En ilginç tarafı da müziğin kesildiği sahnelerde sinema salonundaki sessizlikti. Bugüne kadar bir sinema salonunda film izlerken hiç böyle bir sessizlik yaşamamıştım.
fragmanı izlenmeden gidildiğinde ha şimdi günümüze gelecek, ha şimdi gelecek diye diye bitirilen filmdir. ha bir de film sessiz olduğundan dolayı, perdeden gözünüzü 1 dakika ayırırsanız yarraa yediniz demektir. kopuyor çünkü film.
edit: filme o kadar da bayılmamıştım. 5 tane oscar aldı ya la film. :)
pek keyifli, pek akıcı bir film fakat 1920'lerde çok daha cesur konuları ele alan sessiz filmler varken; düşününce bunca ödülü de hak etmiyor fikrimce. bir de jean dujardin cuk oturmuş role.
açıkçası ben çok beğendim. günümüzde siyah beyaz olup başarılı olarak gördüğüm Control ve the white ribbon'ın yanına rahatlıkla koyarım. üstelik aynı zamanda sessiz, tam da eskiler gibi, nostaljik.
üzerine yazdım ben bu filmin,
(bkz: http://www.kalemsuare.com/2012/02/artist-2011.html)
bu sene Hugo'dan sonra bize sinema tarihi dersi veren bir başka film. Harika bir film. Evet, klişe bir senaryo olabilir ama klişeler farklı tatlarda kullanıldığında her zaman güzeldir. başroller harika ötesi oyunculuklar çıkarmışlar. köpeği de unutmamak lazım tabi ki * aday olduğu 10 dalda yarısından çoğunu gönül rahatlığıyla verebilirim. **
sonuç olarak izleyin izlettirin,böyle güzellikler sık gelmez.
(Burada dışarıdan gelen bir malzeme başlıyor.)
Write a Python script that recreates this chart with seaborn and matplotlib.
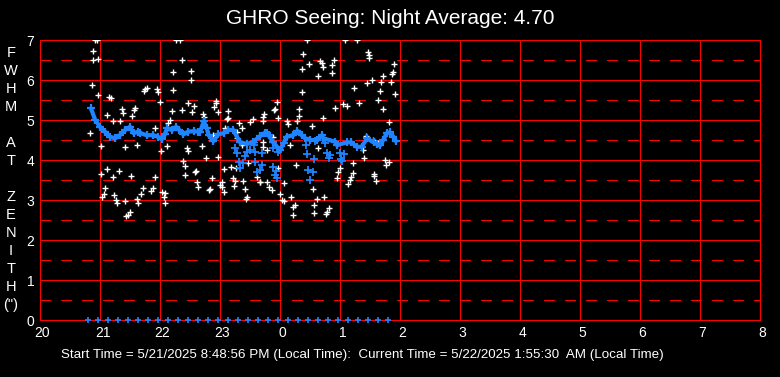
# GHRO seeing plot
import matplotlib
matplotlib.use("Agg")
import matplotlib.pyplot as plt
import matplotlib.transforms as mtransforms
from matplotlib.ticker import MultipleLocator
import seaborn as sns

# Individual FWHM readings (hours past 20:00 on a continuous clock, arcsec)
seeing_hours = [
    20.92, 20.95, 20.89, 20.88, 20.96, 20.86, 20.97, 21.15, 21.18, 21.36, 21.39,
    21.56, 21.58, 21.54, 21.12, 21.21, 21.34, 20.84, 21.01, 21.41, 21.61, 21.11,
    21.31, 21.02, 21.22, 21.52, 21.09, 21.06, 21.03, 21.24, 21.26, 21.28, 21.42,
    21.62, 21.64, 21.50, 21.46, 21.43,
    22.27, 22.33, 22.36, 22.22, 22.52, 22.51, 21.75, 21.78, 21.73, 21.95, 21.97,
    22.21, 22.00, 22.47, 22.56, 22.20, 22.37, 22.54, 22.16, 22.14, 21.92, 22.12,
    22.02, 22.45, 22.46, 22.39, 22.41, 22.58, 22.60, 22.42, 21.91, 22.62, 22.64,
    21.71, 21.68, 21.88, 21.85, 22.04, 22.08, 22.06, 22.09,
    22.93, 22.90, 22.94, 23.14, 22.96, 22.71, 22.73, 23.13, 23.11, 23.32, 23.36,
    23.50, 23.55, 23.08, 23.29, 22.89, 23.28, 22.70, 23.37, 23.57, 22.97, 22.77,
    23.07, 23.19, 23.27, 23.47, 22.87, 23.21, 23.25, 23.39, 23.03, 23.00, 23.04,
    23.24, 23.41, 22.81, 22.83, 23.06, 23.45, 23.43, 23.61, 23.66,
    24.45, 24.39, 24.67, 24.49, 24.37, 24.64, 24.36, 23.95, 23.92, 23.90, 24.32,
    24.31, 23.73, 23.72, 23.71, 23.96, 24.11, 24.14, 24.29, 24.53, 23.89, 23.72,
    23.71, 23.78, 24.17, 24.63, 24.27, 23.97, 23.67, 23.79, 23.82, 23.86, 24.07,
    24.55, 24.00, 24.03, 24.06, 24.19, 24.25, 24.22, 24.61, 24.57, 24.56, 24.21,
    25.08, 25.28, 25.46, 25.49, 25.49, 24.90, 24.70, 24.71, 24.87, 24.86, 25.53,
    25.45, 25.24, 25.66, 25.32, 25.05, 25.12, 25.64, 24.92, 24.72, 25.43, 25.57,
    25.64, 25.39, 25.40, 25.22, 25.00, 24.97, 24.95, 25.21, 25.18, 25.16, 25.14,
    25.57, 25.60, 24.74, 24.81, 24.78, 24.77,
    25.90, 25.89, 25.87, 25.71, 25.69, 25.85, 25.92, 25.72, 25.82, 25.55, 25.61,
    25.75, 25.81, 25.77, 25.56,
]
seeing_values = [
    7.00, 7.00, 6.72, 6.50, 6.52, 5.88, 5.62, 5.58, 5.56, 5.27, 5.17,
    5.25, 5.29, 5.11, 5.12, 4.97, 4.97, 4.67, 4.35, 4.32, 4.37, 3.77,
    3.72, 3.64, 3.57, 3.60, 3.29, 3.14, 3.08, 3.12, 3.00, 2.92, 2.98,
    3.02, 2.92, 2.71, 2.62, 2.60,
    7.00, 7.00, 6.50, 6.19, 6.22, 6.00, 5.78, 5.81, 5.72, 5.78, 5.69,
    5.75, 5.44, 5.42, 5.35, 5.22, 5.24, 5.21, 4.99, 4.92, 4.79, 4.35,
    4.23, 4.31, 4.22, 3.98, 3.86, 3.71, 3.72, 3.62, 3.57, 3.46, 3.33,
    3.29, 3.14, 3.31, 3.23, 3.21, 3.17, 3.07, 2.93,
    5.48, 5.33, 5.42, 5.22, 5.19, 5.14, 5.08, 5.06, 5.02, 4.92, 4.81,
    4.94, 5.03, 4.79, 4.69, 4.62, 4.56, 4.35, 4.37, 4.44, 4.08, 4.04,
    3.77, 3.83, 3.81, 3.93, 3.54, 3.54, 3.48, 3.48, 3.46, 3.38, 3.33,
    3.35, 3.27, 3.25, 3.28, 3.19, 3.07, 3.03, 3.58, 3.46,
    7.00, 6.64, 6.47, 6.39, 6.27, 6.11, 5.69, 5.44, 5.27, 5.25, 5.27,
    5.11, 5.15, 5.08, 4.97, 5.04, 4.97, 4.89, 4.97, 4.85, 4.58, 4.46,
    4.33, 4.25, 4.37, 4.29, 3.88, 3.79, 3.46, 3.46, 3.33, 3.25, 3.42,
    3.28, 3.14, 3.00, 2.98, 3.07, 2.88, 2.83, 3.02, 2.88, 2.68, 2.62,
    7.00, 7.00, 6.69, 6.62, 6.56, 6.50, 6.42, 6.33, 6.37, 6.17, 6.00,
    5.92, 5.79, 5.72, 5.43, 5.39, 5.36, 5.50, 5.29, 5.04, 4.60, 4.47,
    4.42, 4.25, 4.04, 3.92, 3.79, 3.71, 3.54, 3.68, 3.58, 3.50, 3.39,
    3.64, 3.48, 3.07, 2.79, 2.71, 2.64,
    6.39, 6.19, 6.14, 6.11, 5.94, 5.96, 5.64, 5.27, 4.94, 4.50, 4.39,
    4.00, 3.96, 3.88, 3.61,
]

# Running average of FWHM
avg_hours = [
    20.85, 20.92, 21.00, 21.08, 21.17, 21.25, 21.33, 21.42, 21.50, 21.56, 21.64,
    21.67, 21.78, 21.89, 21.97, 22.03, 22.08, 22.12, 22.20, 22.27, 22.32, 22.39,
    22.47, 22.56, 22.64, 22.67, 22.73, 22.78, 22.81, 22.89, 22.97, 23.06, 23.14,
    23.22, 23.33, 23.45, 23.55, 23.67, 23.75, 23.78, 23.81, 23.88, 24.00, 24.06,
    24.11, 24.22, 24.29, 24.36, 24.42, 24.50, 24.61, 24.70, 24.72, 24.92, 24.95,
    25.11, 25.19, 25.28, 25.36, 25.45, 25.56, 25.62, 25.67, 25.72, 25.78, 25.83,
    25.89, 25.93,
]
avg_values = [
    5.29, 5.00, 4.83, 4.71, 4.58, 4.54, 4.62, 4.75, 4.83, 4.67, 4.71,
    4.67, 4.62, 4.62, 4.58, 4.52, 4.64, 4.79, 4.75, 4.83, 4.75, 4.64,
    4.71, 4.72, 4.71, 4.71, 4.97, 4.79, 4.62, 4.47, 4.64, 4.67, 4.75,
    4.75, 4.45, 4.40, 4.45, 4.60, 4.68, 4.68, 4.62, 4.45, 4.25, 4.42,
    4.58, 4.62, 4.73, 4.62, 4.54, 4.50, 4.50, 4.62, 4.54, 4.46, 4.37,
    4.44, 4.44, 4.33, 4.33, 4.54, 4.44, 4.40, 4.37, 4.50, 4.67, 4.69,
    4.58, 4.47,
]

# Second (blue) set of readings
blue_hours = [
    23.25, 23.28, 23.41, 23.45, 23.50, 23.56, 23.58, 23.31, 23.38, 23.33, 23.58,
    23.61, 23.66, 23.70, 23.88, 23.97, 23.70, 23.89, 23.93, 23.92, 23.95, 24.43,
    24.45, 24.56, 24.47, 24.55, 24.50, 24.58, 24.75, 24.78, 24.83, 24.81, 25.00,
    25.01, 25.06, 25.03,
]
blue_values = [
    4.31, 4.17, 4.10, 4.21, 4.25, 4.37, 4.19, 3.96, 3.92, 3.81, 3.94,
    3.71, 3.75, 4.17, 4.29, 4.21, 3.88, 3.83, 3.72, 3.62, 3.56, 4.37,
    4.14, 4.02, 3.75, 3.69, 3.50, 4.47, 4.42, 4.17, 4.12, 4.06, 4.17,
    4.03, 4.14, 3.98,
]

# Sample times marked along the zero line (every 10 minutes)
sample_hours = [
    20.80, 20.97, 21.13, 21.30, 21.47, 21.63, 21.80, 21.97, 22.13, 22.30, 22.47,
    22.63, 22.80, 22.97, 23.13, 23.30, 23.47, 23.63, 23.80, 23.97, 24.13, 24.30,
    24.47, 24.63, 24.80, 24.97, 25.13, 25.30, 25.47, 25.63, 25.80,
]
sample_values = [0.0] * len(sample_hours)

hour_ticks = list(range(20, 33))
hour_labels = ["20", "21", "22", "23", "0", "1", "2", "3", "4", "5", "6", "7", "8"]

title = "GHRO Seeing: Night Average: 4.70"
footer = ("Start Time = 5/21/2025 8:48:56 PM (Local Time):  "
          "Current Time = 5/22/2025 1:55:30  AM (Local Time)")
ylabel_letters = ["F", "W", "H", "M", "", "A", "T", "", "Z", "E", "N", "I", "T", "H", "(\")"]

BLUE = "#1f84ff"
RED = "#ff0000"

sns.set_theme(style="dark", rc={
    "axes.facecolor": "black",
    "figure.facecolor": "black",
    "savefig.facecolor": "black",
})
plt.rcParams["font.family"] = ["Liberation Sans", "DejaVu Sans"]

fig = plt.figure(figsize=(7.8, 3.77), dpi=100)
W, H = 780, 377
ax = fig.add_axes([40 / W, 57 / H, 720 / W, 280 / H])
ax.set_facecolor("black")

# White individual readings
sns.scatterplot(x=seeing_hours, y=seeing_values, ax=ax, marker="+", s=24,
                color="white", linewidth=1.0, zorder=3)
# Blue running average
sns.lineplot(x=avg_hours, y=avg_values, ax=ax, sort=False, color=BLUE,
             linewidth=3.0, zorder=4)
sns.scatterplot(x=avg_hours, y=avg_values, ax=ax, marker="+", s=40,
                color=BLUE, linewidth=1.6, zorder=4)
sns.scatterplot(x=blue_hours, y=blue_values, ax=ax, marker="+", s=30,
                color=BLUE, linewidth=1.3, zorder=4)
sns.scatterplot(x=sample_hours, y=sample_values, ax=ax, marker="+", s=22,
                color=BLUE, linewidth=1.2, zorder=5, clip_on=False)

ax.set_xlim(20, 32)
ax.set_ylim(0, 7)
ax.set_xticks(hour_ticks)
ax.set_xticklabels(hour_labels)
ax.yaxis.set_major_locator(MultipleLocator(1))
ax.yaxis.set_minor_locator(MultipleLocator(0.5))
ax.set_axisbelow(True)

ax.grid(which="major", axis="both", color=RED, linewidth=0.7, linestyle="-",
        antialiased=False)
ax.grid(which="minor", axis="y", color=RED, linewidth=0.7,
        linestyle=(0, (10.5, 10.5)), antialiased=False)
for sp in ax.spines.values():
    sp.set_color(RED)
    sp.set_linewidth(0.7)
    sp.set_antialiased(False)
    sp.set_visible(True)

ax.tick_params(axis="both", which="both", length=0, colors="white", labelsize=10)
ax.tick_params(axis="x", pad=4)
ax.tick_params(axis="y", pad=4)
shift = mtransforms.ScaledTranslation(2.5 / 100, 0, fig.dpi_scale_trans)
for lbl in ax.get_xticklabels():
    lbl.set_transform(lbl.get_transform() + shift)
ax.set_xlabel("")
ax.set_ylabel("")

fig.text(390 / W, 1 - 19 / H, title, color="white", fontsize=15,
         ha="center", va="center")
fig.text(362 / W, 1 - 355 / H, footer, color="white", fontsize=9.6,
         ha="center", va="center")

for i, ch in enumerate(ylabel_letters):
    if ch:
        fig.text(11 / W, 1 - (53 + 18 * i) / H, ch, color="white", fontsize=10.5,
                 ha="center", va="center")

fig.savefig("out.png", dpi=100, facecolor="black")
siyah beyaz ya da renkli, sessiz ya da sesli... sinemanın çok güzel bir şey olduğunu, çok güzel bir şekilde anlatan film. oscar adaylıklarına gelince; ödülleri bundan daha çok hak eden filmler de var. the help gibi, war horse gibi.
gerçekten söylenildiği kadar güzel filmdir.1930'lu yıllarda geçen sessiz ve bazı dialoglar alt yazılı ve günümüz dialogları kullanılmış.son derece zevkli ve oyunculuklar muhteşem. **~
3 golden globe kazanmış ve 10 dalda oscar'a aday olmuş; an itibariyle imdb top 250 listesinde 8.4 puanla 137. sırada bulunan film. filmin başrol oyuncuları jean dujardin ve berenice bejo rollerine inanılmaz oturmuşlar ve 1930'ların havasını sonuna kadar yansıtabilmişler. özellikle george valentin rolündeki jean dujardin, sanki bu rol için doğmuş gibi hayat vermiş karakterine. sonuçta; güzel vakit geçirtecek, bitince filmin başından gülümseyerek ayrılmanızı sağlayacak bir film olmuş. yine de 10 tane oscar adaylığını hakedip haketmediği tartışma konusu. açıkçası 10 tane biraz fazla gibi.
ayrıca eklemeden geçemeyeceğim; jean dujardin, bir insanın dişleri düzgün olmasa bile harika bir gülüşe sahip olabileceğinin canlı kanıtı.